What you are asked to do
Nothing but the lines from the one containing "Give me the Chart.js source for this chart." down to the one containing "const yTickLabels = ['0.5', '1.0', '1.5', '2.0', '2.5', '3.0'];", both included, should be echoed, and each exactly as it stands.

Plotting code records
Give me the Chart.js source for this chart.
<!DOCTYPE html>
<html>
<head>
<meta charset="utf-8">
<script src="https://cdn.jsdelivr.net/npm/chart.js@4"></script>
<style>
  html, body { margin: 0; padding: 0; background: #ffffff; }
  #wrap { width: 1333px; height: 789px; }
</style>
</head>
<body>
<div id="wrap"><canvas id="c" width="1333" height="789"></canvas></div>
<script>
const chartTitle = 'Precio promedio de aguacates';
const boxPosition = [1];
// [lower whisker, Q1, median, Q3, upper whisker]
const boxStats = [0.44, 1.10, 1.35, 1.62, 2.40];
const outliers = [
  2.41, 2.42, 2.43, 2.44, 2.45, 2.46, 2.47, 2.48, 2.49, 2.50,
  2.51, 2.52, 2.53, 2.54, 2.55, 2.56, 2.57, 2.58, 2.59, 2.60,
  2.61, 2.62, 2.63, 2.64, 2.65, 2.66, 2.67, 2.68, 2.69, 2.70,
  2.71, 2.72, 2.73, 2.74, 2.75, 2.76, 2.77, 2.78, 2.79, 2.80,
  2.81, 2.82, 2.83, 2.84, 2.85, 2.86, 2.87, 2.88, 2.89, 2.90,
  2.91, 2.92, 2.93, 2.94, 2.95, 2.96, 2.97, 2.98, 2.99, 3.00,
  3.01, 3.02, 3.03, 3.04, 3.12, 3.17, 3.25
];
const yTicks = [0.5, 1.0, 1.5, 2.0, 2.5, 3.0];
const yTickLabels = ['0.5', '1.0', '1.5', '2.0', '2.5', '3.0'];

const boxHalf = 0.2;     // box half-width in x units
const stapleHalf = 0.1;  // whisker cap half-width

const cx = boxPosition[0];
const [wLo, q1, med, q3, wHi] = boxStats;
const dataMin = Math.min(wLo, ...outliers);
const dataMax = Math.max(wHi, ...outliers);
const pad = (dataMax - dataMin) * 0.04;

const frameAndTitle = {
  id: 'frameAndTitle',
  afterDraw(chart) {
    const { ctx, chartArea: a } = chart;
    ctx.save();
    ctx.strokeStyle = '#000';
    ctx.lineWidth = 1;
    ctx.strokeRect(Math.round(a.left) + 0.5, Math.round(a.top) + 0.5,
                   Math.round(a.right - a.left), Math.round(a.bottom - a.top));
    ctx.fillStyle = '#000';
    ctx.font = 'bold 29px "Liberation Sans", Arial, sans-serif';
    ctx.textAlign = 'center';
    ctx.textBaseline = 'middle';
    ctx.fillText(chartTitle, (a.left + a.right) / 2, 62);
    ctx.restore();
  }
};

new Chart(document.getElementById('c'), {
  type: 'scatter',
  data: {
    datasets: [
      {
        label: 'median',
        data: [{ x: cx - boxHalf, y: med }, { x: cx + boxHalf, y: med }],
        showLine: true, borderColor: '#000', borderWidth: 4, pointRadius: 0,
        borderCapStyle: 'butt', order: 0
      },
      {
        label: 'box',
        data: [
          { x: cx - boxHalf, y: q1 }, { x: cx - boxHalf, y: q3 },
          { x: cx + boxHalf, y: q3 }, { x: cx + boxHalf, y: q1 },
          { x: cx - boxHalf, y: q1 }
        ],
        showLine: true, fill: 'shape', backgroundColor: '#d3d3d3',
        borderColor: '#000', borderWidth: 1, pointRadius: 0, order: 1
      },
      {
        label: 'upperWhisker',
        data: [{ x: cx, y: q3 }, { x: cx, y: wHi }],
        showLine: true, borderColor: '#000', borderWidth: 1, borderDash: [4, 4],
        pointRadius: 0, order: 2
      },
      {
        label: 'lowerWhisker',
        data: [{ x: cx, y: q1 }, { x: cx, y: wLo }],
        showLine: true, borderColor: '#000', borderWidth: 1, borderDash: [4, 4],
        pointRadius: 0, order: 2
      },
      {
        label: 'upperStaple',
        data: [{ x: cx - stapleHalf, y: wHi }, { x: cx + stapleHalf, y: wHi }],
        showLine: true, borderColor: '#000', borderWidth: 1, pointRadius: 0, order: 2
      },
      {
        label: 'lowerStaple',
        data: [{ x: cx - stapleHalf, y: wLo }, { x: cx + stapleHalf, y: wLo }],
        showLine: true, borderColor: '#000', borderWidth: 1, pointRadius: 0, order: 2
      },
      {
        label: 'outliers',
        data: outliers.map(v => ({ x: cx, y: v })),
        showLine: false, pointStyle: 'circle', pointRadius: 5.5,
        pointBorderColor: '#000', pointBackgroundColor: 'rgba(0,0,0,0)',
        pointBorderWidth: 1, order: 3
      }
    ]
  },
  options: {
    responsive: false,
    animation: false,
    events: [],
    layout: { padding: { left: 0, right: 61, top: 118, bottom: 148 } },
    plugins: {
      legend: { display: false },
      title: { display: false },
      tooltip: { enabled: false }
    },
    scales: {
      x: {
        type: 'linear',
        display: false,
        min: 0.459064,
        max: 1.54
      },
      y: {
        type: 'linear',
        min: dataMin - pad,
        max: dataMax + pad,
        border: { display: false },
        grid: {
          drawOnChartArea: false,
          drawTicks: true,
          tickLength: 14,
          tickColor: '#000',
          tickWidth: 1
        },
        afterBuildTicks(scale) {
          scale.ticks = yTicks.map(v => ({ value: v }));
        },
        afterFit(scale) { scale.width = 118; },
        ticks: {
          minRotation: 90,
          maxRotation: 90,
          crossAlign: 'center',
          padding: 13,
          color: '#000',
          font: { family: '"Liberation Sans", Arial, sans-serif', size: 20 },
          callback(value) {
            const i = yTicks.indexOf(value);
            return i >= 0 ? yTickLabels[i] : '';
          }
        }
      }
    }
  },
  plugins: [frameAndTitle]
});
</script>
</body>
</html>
* * *
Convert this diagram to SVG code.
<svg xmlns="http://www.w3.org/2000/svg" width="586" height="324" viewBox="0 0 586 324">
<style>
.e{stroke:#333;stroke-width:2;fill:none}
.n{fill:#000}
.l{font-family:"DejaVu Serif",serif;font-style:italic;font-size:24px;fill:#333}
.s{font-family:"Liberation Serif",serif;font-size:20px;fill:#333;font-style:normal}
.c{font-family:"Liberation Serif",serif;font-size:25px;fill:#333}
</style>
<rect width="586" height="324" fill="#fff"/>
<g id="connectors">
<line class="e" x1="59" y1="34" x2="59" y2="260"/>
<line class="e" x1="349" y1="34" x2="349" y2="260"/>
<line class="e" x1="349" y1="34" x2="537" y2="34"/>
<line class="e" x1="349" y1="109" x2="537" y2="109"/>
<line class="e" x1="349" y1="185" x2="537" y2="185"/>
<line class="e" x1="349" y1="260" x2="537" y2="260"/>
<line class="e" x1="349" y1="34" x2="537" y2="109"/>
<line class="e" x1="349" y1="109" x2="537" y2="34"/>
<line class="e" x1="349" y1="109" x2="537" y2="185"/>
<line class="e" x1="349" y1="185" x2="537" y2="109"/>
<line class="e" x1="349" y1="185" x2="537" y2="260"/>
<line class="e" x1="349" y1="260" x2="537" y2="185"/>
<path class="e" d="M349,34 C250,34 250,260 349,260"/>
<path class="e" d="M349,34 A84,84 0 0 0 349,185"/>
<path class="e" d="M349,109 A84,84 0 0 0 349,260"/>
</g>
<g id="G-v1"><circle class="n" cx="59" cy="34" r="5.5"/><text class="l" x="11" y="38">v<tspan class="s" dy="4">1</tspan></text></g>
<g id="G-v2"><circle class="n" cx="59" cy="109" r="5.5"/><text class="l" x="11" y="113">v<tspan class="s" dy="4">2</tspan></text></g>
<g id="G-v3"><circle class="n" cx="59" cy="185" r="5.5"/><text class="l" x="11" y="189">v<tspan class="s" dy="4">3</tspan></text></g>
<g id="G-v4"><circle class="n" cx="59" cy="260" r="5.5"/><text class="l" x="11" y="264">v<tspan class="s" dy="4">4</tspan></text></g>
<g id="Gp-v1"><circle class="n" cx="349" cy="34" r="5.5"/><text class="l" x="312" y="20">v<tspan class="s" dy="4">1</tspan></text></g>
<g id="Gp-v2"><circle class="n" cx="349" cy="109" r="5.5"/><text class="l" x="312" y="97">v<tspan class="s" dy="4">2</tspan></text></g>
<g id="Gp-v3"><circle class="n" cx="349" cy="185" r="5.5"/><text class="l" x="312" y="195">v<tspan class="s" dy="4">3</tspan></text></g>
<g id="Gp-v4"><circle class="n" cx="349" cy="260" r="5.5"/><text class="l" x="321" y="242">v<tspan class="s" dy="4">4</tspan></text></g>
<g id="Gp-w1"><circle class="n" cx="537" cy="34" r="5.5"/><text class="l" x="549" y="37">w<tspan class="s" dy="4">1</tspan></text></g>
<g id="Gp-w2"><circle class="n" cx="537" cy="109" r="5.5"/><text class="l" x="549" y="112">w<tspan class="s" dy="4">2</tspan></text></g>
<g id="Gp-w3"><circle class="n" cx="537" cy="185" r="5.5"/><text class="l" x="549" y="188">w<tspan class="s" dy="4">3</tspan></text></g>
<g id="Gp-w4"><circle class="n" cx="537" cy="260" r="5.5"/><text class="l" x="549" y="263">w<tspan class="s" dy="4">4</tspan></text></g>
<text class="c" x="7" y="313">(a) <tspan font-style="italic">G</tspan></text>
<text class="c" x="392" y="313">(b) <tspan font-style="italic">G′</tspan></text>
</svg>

Exercise output
Give me the Chart.js source for this chart.
<!DOCTYPE html>
<html>
<head>
<meta charset="utf-8">
<script src="https://cdn.jsdelivr.net/npm/chart.js@4"></script>
<style>
  html, body { margin: 0; padding: 0; background: #ffffff; }
  #wrap { width: 1333px; height: 789px; }
</style>
</head>
<body>
<div id="wrap"><canvas id="c" width="1333" height="789"></canvas></div>
<script>
const chartTitle = 'Precio promedio de aguacates';
const boxPosition = [1];
// [lower whisker, Q1, median, Q3, upper whisker]
const boxStats = [0.44, 1.10, 1.35, 1.62, 2.40];
const outliers = [
  2.41, 2.42, 2.43, 2.44, 2.45, 2.46, 2.47, 2.48, 2.49, 2.50,
  2.51, 2.52, 2.53, 2.54, 2.55, 2.56, 2.57, 2.58, 2.59, 2.60,
  2.61, 2.62, 2.63, 2.64, 2.65, 2.66, 2.67, 2.68, 2.69, 2.70,
  2.71, 2.72, 2.73, 2.74, 2.75, 2.76, 2.77, 2.78, 2.79, 2.80,
  2.81, 2.82, 2.83, 2.84, 2.85, 2.86, 2.87, 2.88, 2.89, 2.90,
  2.91, 2.92, 2.93, 2.94, 2.95, 2.96, 2.97, 2.98, 2.99, 3.00,
  3.01, 3.02, 3.03, 3.04, 3.12, 3.17, 3.25
];
const yTicks = [0.5, 1.0, 1.5, 2.0, 2.5, 3.0];
const yTickLabels = ['0.5', '1.0', '1.5', '2.0', '2.5', '3.0'];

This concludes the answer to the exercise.